Uno de los errores que comete por lo regular todo Gobierno con las más nobles intenciones radica en la concepción de su idea de sociedad. Generar políticas públicas que le permitan a millones de personas salir de la pobreza es muy importante; aún más en países como en México, donde la marginación y la pobreza extrema son dos heridas lacerantes. Pero vayamos más lejos, la idea de bienestar no puede estar ligada exclusivamente al consumo. Una verdadera democracia no busca consumidores, sino ciudadanos.

Como bien lo desarrolla Michael J. Sandel en su imprescindible obra “La Tiranía del Mérito”, el trabajo no es sólo una fuente de ingreso económico que nos permite satisfacer nuestras necesidades básicas: alimento, vivienda, vestido, salud, sino también una forma de reconocimiento y estima social.

El trabajo es algo más que un centro laboral donde pasamos una determinada cantidad de horas, es un elemento fundamental en la conformación de la identidad del ser humano, una identidad colectiva – y no individual- que se crea cuando el individuo percibe que forma parte de algo más grande que él mismo.

Afirmar que el racismo furibundo de la clase trabajadora que votó Trump es simplemente producto de la ignorancia, sólo expresa la pereza o consuelo intelectual de quien hace ese análisis.
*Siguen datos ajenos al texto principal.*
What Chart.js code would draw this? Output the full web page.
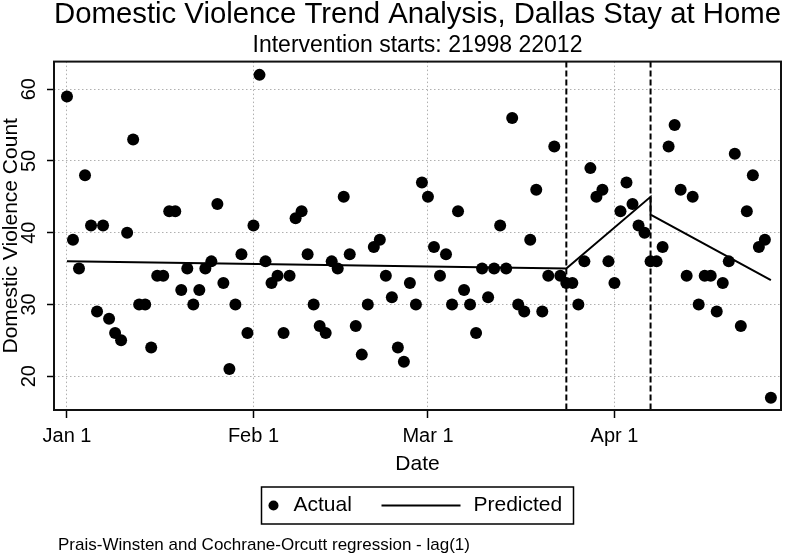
<!DOCTYPE html>
<html>
<head>
<meta charset="utf-8">
<script src="https://cdn.jsdelivr.net/npm/chart.js@4.4.1/dist/chart.umd.min.js"></script>
<style>
html,body{margin:0;padding:0;background:#fff;}
#wrap{width:787px;height:555px;}
canvas{display:block;}
</style>
</head>
<body>
<div id="wrap"><canvas id="c" width="787" height="555"></canvas></div>
<script>
// ---- data (day index 0 = Jan 1, 2020) ----
const actualCounts = [
  59,39,35,48,41,29,41,28,26,25,
  40,53,30,30,24,34,34,43,43,32,
  35,30,32,35,36,44,33,21,30,37,
  26,41,62,36,33,34,26,34,42,43,
  37,30,27,26,36,35,45,37,27,23,
  30,38,39,34,31,24,22,33,30,47,
  45,38,34,37,30,43,32,30,26,35,
  31,35,41,35,56,30,29,39,46,29,
  34,52,34,33,33,30,36,49,45,46,
  36,33,43,47,44,41,40,36,36,38,
  52,55,46,34,45,30,34,34,29,33,
  36,51,27,43,48,38,39,17
];
const predictedDays   = [0, 83, 97, 97, 117];
const predictedValues = [36.0, 35.0, 45.0, 42.5, 33.4];
const interventionDays = [83, 97];
const xTickDays   = [0, 31, 60, 91];
const xTickLabels = ['Jan 1', 'Feb 1', 'Mar 1', 'Apr 1'];
const yTickValues = [20, 30, 40, 50, 60];
const xRange = [-2.155, 118.68];
const yRange = [15.28, 63.85];
const titleText = 'Domestic Violence Trend Analysis, Dallas Stay at Home';
const subtitleText = 'Intervention starts: 21998 22012';
const noteText = 'Prais-Winsten and Cochrane-Orcutt regression - lag(1)';

const FONT = "'Liberation Sans', Arial, Helvetica, sans-serif";
Chart.defaults.font.family = FONT;
Chart.defaults.color = '#000';

const decorPlugin = {
  id: 'decor',
  beforeDatasetsDraw(chart) {
    const {ctx, chartArea: a, scales: {x}} = chart;
    ctx.save();
    ctx.strokeStyle = '#000';
    ctx.lineWidth = 2;
    ctx.setLineDash([6, 3]);
    interventionDays.forEach(d => {
      const px = x.getPixelForValue(d);
      ctx.beginPath();
      ctx.moveTo(px, a.top);
      ctx.lineTo(px, a.bottom);
      ctx.stroke();
    });
    ctx.restore();
  },
  afterDatasetsDraw(chart) {
    const {ctx, chartArea: a} = chart;
    ctx.save();
    ctx.strokeStyle = '#111';
    ctx.lineWidth = 2;
    ctx.strokeRect(a.left, a.top, a.right - a.left, a.bottom - a.top);
    ctx.restore();
  },
  afterDraw(chart) {
    const {ctx, chartArea: a} = chart;
    const ds = chart.data.datasets;
    ctx.save();
    // legend box
    const bw = 312, bh = 37;
    const cx = (a.left + a.right) / 2;
    const bx = cx - bw / 2, by = chart.height - 68;
    ctx.strokeStyle = '#000';
    ctx.lineWidth = 1.5;
    ctx.strokeRect(bx, by, bw, bh);
    const my = by + bh / 2;
    ctx.fillStyle = '#000';
    ctx.beginPath();
    ctx.arc(bx + 12, my, 5, 0, Math.PI * 2);
    ctx.fill();
    ctx.font = '21px ' + FONT;
    ctx.textAlign = 'left';
    ctx.textBaseline = 'middle';
    ctx.fillText(ds[0].label, bx + 32, my);
    ctx.lineWidth = 2;
    ctx.beginPath();
    ctx.moveTo(bx + 120, my);
    ctx.lineTo(bx + 199, my);
    ctx.stroke();
    ctx.fillText(ds[1].label, bx + 212, my);
    // note
    ctx.font = '17px ' + FONT;
    ctx.fillText(noteText, 58, chart.height - 9.5);
    ctx.restore();
  }
};

new Chart(document.getElementById('c'), {
  type: 'scatter',
  data: {
    datasets: [
      {
        label: 'Actual',
        data: actualCounts.map((v, i) => ({x: i, y: v})),
        pointRadius: 6,
        pointHoverRadius: 6,
        pointBackgroundColor: '#000',
        pointBorderColor: '#000',
        pointBorderWidth: 0,
        order: 2
      },
      {
        label: 'Predicted',
        type: 'line',
        data: predictedDays.map((d, i) => ({x: d, y: predictedValues[i]})),
        borderColor: '#000',
        borderWidth: 2,
        pointRadius: 0,
        fill: false,
        tension: 0,
        order: 1
      }
    ]
  },
  options: {
    responsive: false,
    animation: false,
    devicePixelRatio: 1,
    events: [],
    layout: {padding: {left: 0, right: 4, top: 0, bottom: 80}},
    plugins: {
      legend: {display: false},
      tooltip: {enabled: false},
      title: {
        display: true, text: titleText, fullSize: false, color: '#000',
        font: {size: 29.6, weight: 'normal', lineHeight: 1},
        padding: {top: 0, bottom: 5}
      },
      subtitle: {
        display: true, text: subtitleText, fullSize: false, color: '#000',
        font: {size: 23, weight: 'normal', lineHeight: 1},
        padding: {top: 0, bottom: 4}
      }
    },
    scales: {
      x: {
        type: 'linear',
        min: xRange[0], max: xRange[1],
        afterBuildTicks: s => { s.ticks = xTickDays.map(v => ({value: v})); },
        ticks: {
          callback: (v, i) => xTickLabels[i],
          font: {size: 20, lineHeight: 1},
          padding: 8, maxRotation: 0, minRotation: 0, autoSkip: false, color: '#000'
        },
        grid: {color: '#b0b0b0', lineWidth: 1, tickColor: '#000', tickLength: 8, tickWidth: 1.5},
        border: {display: false, dash: [1.5, 2.5]},
        title: {display: true, text: 'Date', color: '#000', font: {size: 21, lineHeight: 1}, padding: {top: 0, bottom: 0}}
      },
      y: {
        type: 'linear',
        min: yRange[0], max: yRange[1],
        afterBuildTicks: s => { s.ticks = yTickValues.map(v => ({value: v})); },
        afterFit: s => { s.width = 54; },
        ticks: {
          callback: v => String(v),
          font: {size: 20, lineHeight: 1},
          padding: 6, minRotation: 90, maxRotation: 90, crossAlign: 'center', color: '#000'
        },
        grid: {color: '#b0b0b0', lineWidth: 1, tickColor: '#000', tickLength: 7, tickWidth: 1.5},
        border: {display: false, dash: [1.5, 2.5]},
        title: {display: true, text: 'Domestic Violence Count', color: '#000', font: {size: 21, lineHeight: 1}, padding: {top: 1, bottom: 0}}
      }
    }
  },
  plugins: [decorPlugin]
});
</script>
</body>
</html>
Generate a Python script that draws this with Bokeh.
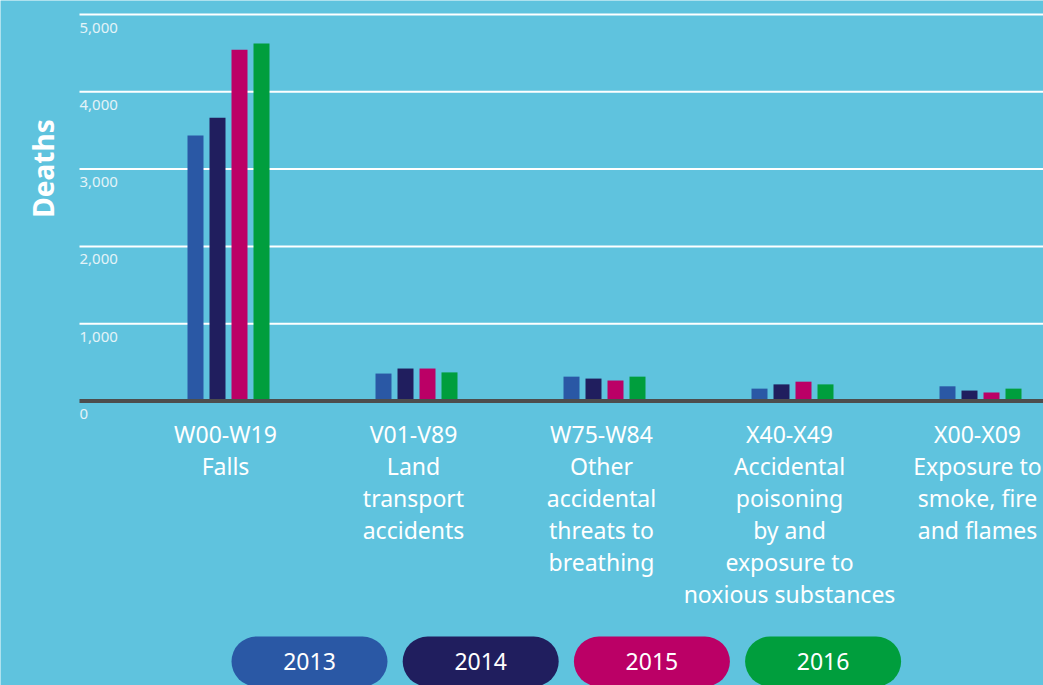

Diferentes estudios realizados posteriormente en Estados Unidos, han demostrado que la globalización, la deslocalización empresarial no sólo dejó sin trabajo a buena parte de la clase trabajadora autóctona estadounidense, sino que ha atomizado comunidades enteras transformando sus costumbres, tradiciones y hasta el aspecto de sus construcciones. Todo lo anterior fomenta un clima de angustia, miedo, enojo; la triada del odio. Y cuanto esto sucede siempre es más sencillo echarle la culpa a los demás. El diablo son los otros, decía Sartre.

Es por eso que todo proyecto democrático tiene que ser algo más que maximizar el bienestar de consumidores, tiene que ser una idea de comunidad donde los ciudadanos siempre estén construyendo una identidad colectiva que aspire a forjar un sentido de pertenencia en favor del bien común.